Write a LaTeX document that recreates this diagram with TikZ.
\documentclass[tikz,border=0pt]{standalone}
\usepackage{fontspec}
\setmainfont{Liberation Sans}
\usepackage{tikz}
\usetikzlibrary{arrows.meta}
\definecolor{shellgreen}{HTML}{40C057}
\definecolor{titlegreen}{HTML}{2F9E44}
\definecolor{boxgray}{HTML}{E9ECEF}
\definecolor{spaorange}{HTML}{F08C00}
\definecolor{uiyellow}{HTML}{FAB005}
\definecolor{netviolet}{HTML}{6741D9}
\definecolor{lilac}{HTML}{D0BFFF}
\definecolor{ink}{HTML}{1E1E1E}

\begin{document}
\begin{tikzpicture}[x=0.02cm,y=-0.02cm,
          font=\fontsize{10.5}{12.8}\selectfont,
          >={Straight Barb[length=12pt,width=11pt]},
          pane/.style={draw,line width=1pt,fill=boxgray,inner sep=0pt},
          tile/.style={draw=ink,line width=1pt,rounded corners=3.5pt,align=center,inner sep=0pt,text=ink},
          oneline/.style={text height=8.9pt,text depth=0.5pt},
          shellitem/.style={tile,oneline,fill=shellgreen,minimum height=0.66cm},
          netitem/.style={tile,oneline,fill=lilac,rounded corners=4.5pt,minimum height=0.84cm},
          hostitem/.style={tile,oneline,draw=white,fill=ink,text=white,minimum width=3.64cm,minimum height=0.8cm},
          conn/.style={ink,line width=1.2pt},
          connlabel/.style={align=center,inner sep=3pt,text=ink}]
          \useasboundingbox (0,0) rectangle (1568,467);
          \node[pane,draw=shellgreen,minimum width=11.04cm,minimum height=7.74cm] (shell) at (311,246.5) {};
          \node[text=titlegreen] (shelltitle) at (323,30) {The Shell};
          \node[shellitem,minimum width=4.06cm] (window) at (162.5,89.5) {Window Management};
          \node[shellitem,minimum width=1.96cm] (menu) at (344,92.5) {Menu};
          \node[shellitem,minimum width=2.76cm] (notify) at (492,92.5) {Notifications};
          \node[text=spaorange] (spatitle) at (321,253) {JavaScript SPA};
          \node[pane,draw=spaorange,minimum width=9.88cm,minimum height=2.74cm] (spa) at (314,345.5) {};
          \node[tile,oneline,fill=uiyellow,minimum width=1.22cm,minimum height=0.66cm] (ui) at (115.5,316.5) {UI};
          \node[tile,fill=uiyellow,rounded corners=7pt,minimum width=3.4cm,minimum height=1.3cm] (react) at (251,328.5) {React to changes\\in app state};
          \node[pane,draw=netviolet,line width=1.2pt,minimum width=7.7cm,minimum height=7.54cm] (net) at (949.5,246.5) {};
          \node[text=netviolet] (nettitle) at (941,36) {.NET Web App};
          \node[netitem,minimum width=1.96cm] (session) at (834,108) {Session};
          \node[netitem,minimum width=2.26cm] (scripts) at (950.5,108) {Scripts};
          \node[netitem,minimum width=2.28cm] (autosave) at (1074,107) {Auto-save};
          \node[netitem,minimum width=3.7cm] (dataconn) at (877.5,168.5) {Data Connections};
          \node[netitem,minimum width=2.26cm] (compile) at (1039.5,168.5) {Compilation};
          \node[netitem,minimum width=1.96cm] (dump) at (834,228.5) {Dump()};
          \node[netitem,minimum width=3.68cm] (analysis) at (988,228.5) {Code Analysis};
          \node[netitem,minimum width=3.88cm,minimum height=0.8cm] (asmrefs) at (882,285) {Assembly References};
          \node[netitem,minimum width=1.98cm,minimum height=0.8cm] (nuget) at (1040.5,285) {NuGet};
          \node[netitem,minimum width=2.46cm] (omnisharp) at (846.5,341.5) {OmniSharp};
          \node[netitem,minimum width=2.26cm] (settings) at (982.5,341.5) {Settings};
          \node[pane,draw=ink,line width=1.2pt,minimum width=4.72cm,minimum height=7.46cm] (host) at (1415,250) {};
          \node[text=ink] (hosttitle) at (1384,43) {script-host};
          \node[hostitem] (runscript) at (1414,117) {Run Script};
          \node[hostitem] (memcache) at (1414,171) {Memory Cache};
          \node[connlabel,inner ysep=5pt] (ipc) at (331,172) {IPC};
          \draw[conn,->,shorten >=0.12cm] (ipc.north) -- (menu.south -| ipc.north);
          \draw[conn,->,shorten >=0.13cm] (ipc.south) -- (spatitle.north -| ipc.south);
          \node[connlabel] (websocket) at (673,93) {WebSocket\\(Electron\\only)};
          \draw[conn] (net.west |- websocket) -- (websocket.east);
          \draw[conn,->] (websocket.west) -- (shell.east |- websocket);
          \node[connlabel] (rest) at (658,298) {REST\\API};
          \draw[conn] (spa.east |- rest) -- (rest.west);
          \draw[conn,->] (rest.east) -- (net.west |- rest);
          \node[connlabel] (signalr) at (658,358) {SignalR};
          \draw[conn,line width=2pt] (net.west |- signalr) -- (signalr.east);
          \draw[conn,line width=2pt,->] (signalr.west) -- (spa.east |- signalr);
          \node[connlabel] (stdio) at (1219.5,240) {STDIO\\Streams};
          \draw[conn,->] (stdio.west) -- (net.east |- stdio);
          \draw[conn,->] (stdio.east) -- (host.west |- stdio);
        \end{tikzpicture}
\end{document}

REQUIREMENT> Copy out the full material exactly as it appears.

COMPLETE ANSWER>
Write a LaTeX document that recreates this diagram with TikZ.
\documentclass[tikz,border=0pt]{standalone}
\usepackage{fontspec}
\setmainfont{Liberation Sans}
\usepackage{tikz}
\usetikzlibrary{arrows.meta}
\definecolor{shellgreen}{HTML}{40C057}
\definecolor{titlegreen}{HTML}{2F9E44}
\definecolor{boxgray}{HTML}{E9ECEF}
\definecolor{spaorange}{HTML}{F08C00}
\definecolor{uiyellow}{HTML}{FAB005}
\definecolor{netviolet}{HTML}{6741D9}
\definecolor{lilac}{HTML}{D0BFFF}
\definecolor{ink}{HTML}{1E1E1E}

\begin{document}
\begin{tikzpicture}[x=0.02cm,y=-0.02cm,
          font=\fontsize{10.5}{12.8}\selectfont,
          >={Straight Barb[length=12pt,width=11pt]},
          pane/.style={draw,line width=1pt,fill=boxgray,inner sep=0pt},
          tile/.style={draw=ink,line width=1pt,rounded corners=3.5pt,align=center,inner sep=0pt,text=ink},
          oneline/.style={text height=8.9pt,text depth=0.5pt},
          shellitem/.style={tile,oneline,fill=shellgreen,minimum height=0.66cm},
          netitem/.style={tile,oneline,fill=lilac,rounded corners=4.5pt,minimum height=0.84cm},
          hostitem/.style={tile,oneline,draw=white,fill=ink,text=white,minimum width=3.64cm,minimum height=0.8cm},
          conn/.style={ink,line width=1.2pt},
          connlabel/.style={align=center,inner sep=3pt,text=ink}]
          \useasboundingbox (0,0) rectangle (1568,467);
          \node[pane,draw=shellgreen,minimum width=11.04cm,minimum height=7.74cm] (shell) at (311,246.5) {};
          \node[text=titlegreen] (shelltitle) at (323,30) {The Shell};
          \node[shellitem,minimum width=4.06cm] (window) at (162.5,89.5) {Window Management};
          \node[shellitem,minimum width=1.96cm] (menu) at (344,92.5) {Menu};
          \node[shellitem,minimum width=2.76cm] (notify) at (492,92.5) {Notifications};
          \node[text=spaorange] (spatitle) at (321,253) {JavaScript SPA};
          \node[pane,draw=spaorange,minimum width=9.88cm,minimum height=2.74cm] (spa) at (314,345.5) {};
          \node[tile,oneline,fill=uiyellow,minimum width=1.22cm,minimum height=0.66cm] (ui) at (115.5,316.5) {UI};
          \node[tile,fill=uiyellow,rounded corners=7pt,minimum width=3.4cm,minimum height=1.3cm] (react) at (251,328.5) {React to changes\\in app state};
          \node[pane,draw=netviolet,line width=1.2pt,minimum width=7.7cm,minimum height=7.54cm] (net) at (949.5,246.5) {};
          \node[text=netviolet] (nettitle) at (941,36) {.NET Web App};
          \node[netitem,minimum width=1.96cm] (session) at (834,108) {Session};
          \node[netitem,minimum width=2.26cm] (scripts) at (950.5,108) {Scripts};
          \node[netitem,minimum width=2.28cm] (autosave) at (1074,107) {Auto-save};
          \node[netitem,minimum width=3.7cm] (dataconn) at (877.5,168.5) {Data Connections};
          \node[netitem,minimum width=2.26cm] (compile) at (1039.5,168.5) {Compilation};
          \node[netitem,minimum width=1.96cm] (dump) at (834,228.5) {Dump()};
          \node[netitem,minimum width=3.68cm] (analysis) at (988,228.5) {Code Analysis};
          \node[netitem,minimum width=3.88cm,minimum height=0.8cm] (asmrefs) at (882,285) {Assembly References};
          \node[netitem,minimum width=1.98cm,minimum height=0.8cm] (nuget) at (1040.5,285) {NuGet};
          \node[netitem,minimum width=2.46cm] (omnisharp) at (846.5,341.5) {OmniSharp};
          \node[netitem,minimum width=2.26cm] (settings) at (982.5,341.5) {Settings};
          \node[pane,draw=ink,line width=1.2pt,minimum width=4.72cm,minimum height=7.46cm] (host) at (1415,250) {};
          \node[text=ink] (hosttitle) at (1384,43) {script-host};
          \node[hostitem] (runscript) at (1414,117) {Run Script};
          \node[hostitem] (memcache) at (1414,171) {Memory Cache};
          \node[connlabel,inner ysep=5pt] (ipc) at (331,172) {IPC};
          \draw[conn,->,shorten >=0.12cm] (ipc.north) -- (menu.south -| ipc.north);
          \draw[conn,->,shorten >=0.13cm] (ipc.south) -- (spatitle.north -| ipc.south);
          \node[connlabel] (websocket) at (673,93) {WebSocket\\(Electron\\only)};
          \draw[conn] (net.west |- websocket) -- (websocket.east);
          \draw[conn,->] (websocket.west) -- (shell.east |- websocket);
          \node[connlabel] (rest) at (658,298) {REST\\API};
          \draw[conn] (spa.east |- rest) -- (rest.west);
          \draw[conn,->] (rest.east) -- (net.west |- rest);
          \node[connlabel] (signalr) at (658,358) {SignalR};
          \draw[conn,line width=2pt] (net.west |- signalr) -- (signalr.east);
          \draw[conn,line width=2pt,->] (signalr.west) -- (spa.east |- signalr);
          \node[connlabel] (stdio) at (1219.5,240) {STDIO\\Streams};
          \draw[conn,->] (stdio.west) -- (net.east |- stdio);
          \draw[conn,->] (stdio.east) -- (host.west |- stdio);
        \end{tikzpicture}
\end{document}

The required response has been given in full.